Arthur C. CLARKE, Michael P. KUBE-MCDOWELL
LE ROCHER
432pp - 21,30 €
Critique parue en avril 2002 dans Bifrost n° 26
Poursuivant des recherches sur l'anti-gravité dans le laboratoire de Karl Brohier, prix Nobel de physique, Jeffrey Horton, Gordon Greene et Leigh Thayer tombent sur une découverte destinée à bouleverser le monde : une onde qui enflamme les composés de nitrate. Quand tout ce qui contient de la poudre est susceptible d'exploser entre les mains de qui pénètre dans son champ d'action, on imagine sans peine les conséquences d'une telle invention...
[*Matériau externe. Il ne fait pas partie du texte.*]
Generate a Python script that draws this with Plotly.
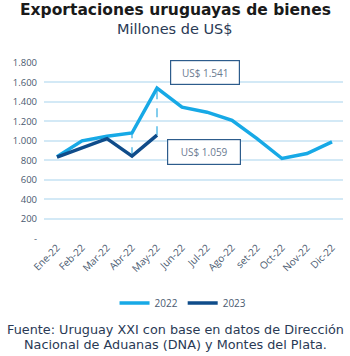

Très vite, la perspective d'un désarmement mondial se profile. Et tout aussi rapidement, on s'interroge : est-il vraiment souhaitable ? Les pays ayant assuré leur domination technologique se retrouveraient démunies face à un ennemi, certes armé d'arbalètes, mais bien supérieur en nombre. Et le problème va au-delà de cet aspect géopolitique : il devient désormais possible de désarmer les truands, ou encore de rendre à nouveau cultivables les terrains minés à travers le monde. À condition de s'armer de bonne volonté car, on l'imagine sans peine, les opposants à la découverte ne manquent pas. Le lobby des vendeurs d'armes à feu, très actif aux USA, n'est pas le seul à hurler à la trahison : les militaires, qui mettraient au rencard leurs joujoux sophistiqués et perdaient leurs crédits de recherche, tentent également de manipuler le président Breland pour l'empêcher d'offrir la « Détente » au reste du monde... Un président américain, ancien joueur de base-ball, aussi charismatique qu'intègre, qui est bien le plus improbable des nombreux personnages de ce roman, une manière de Kennedy en version améliorée. Il gagnera néanmoins en crédibilité quand, sous la pression des conseillers politiques et militaires, il déviera sensiblement de son projet initial. Quant aux inventeurs, ils sont priés de rendre le champ d'action directionnel, ce qui permettrait de jouer sur les deux tableaux : conserver les armes à feu ET la « Détente »...
Le récit développe avec une précision quasi clinique les événements qui accompagnent cette découverte, depuis les expériences menées en secret jusqu'aux premières utilisations, à des fins éthiques ou humanitaires en premier lieu, militaires ensuite. Le livre n'est pas dénué d'humour, ni de références à l'œuvre de Clarke, probablement glissées par un Kube-McDowell ayant sans nul doute rédigé le roman sous la direction du « maître ». Le suspense demeure cependant constant : si les scènes d'action sont rares, les échanges de points de vue rendent passionnante la lecture de ce roman qui met le doigt où ça fait mal et fait désespérer de la nature humaine.
On attend la suite avec, sinon de l'impatience, pour le moins de l'intérêt.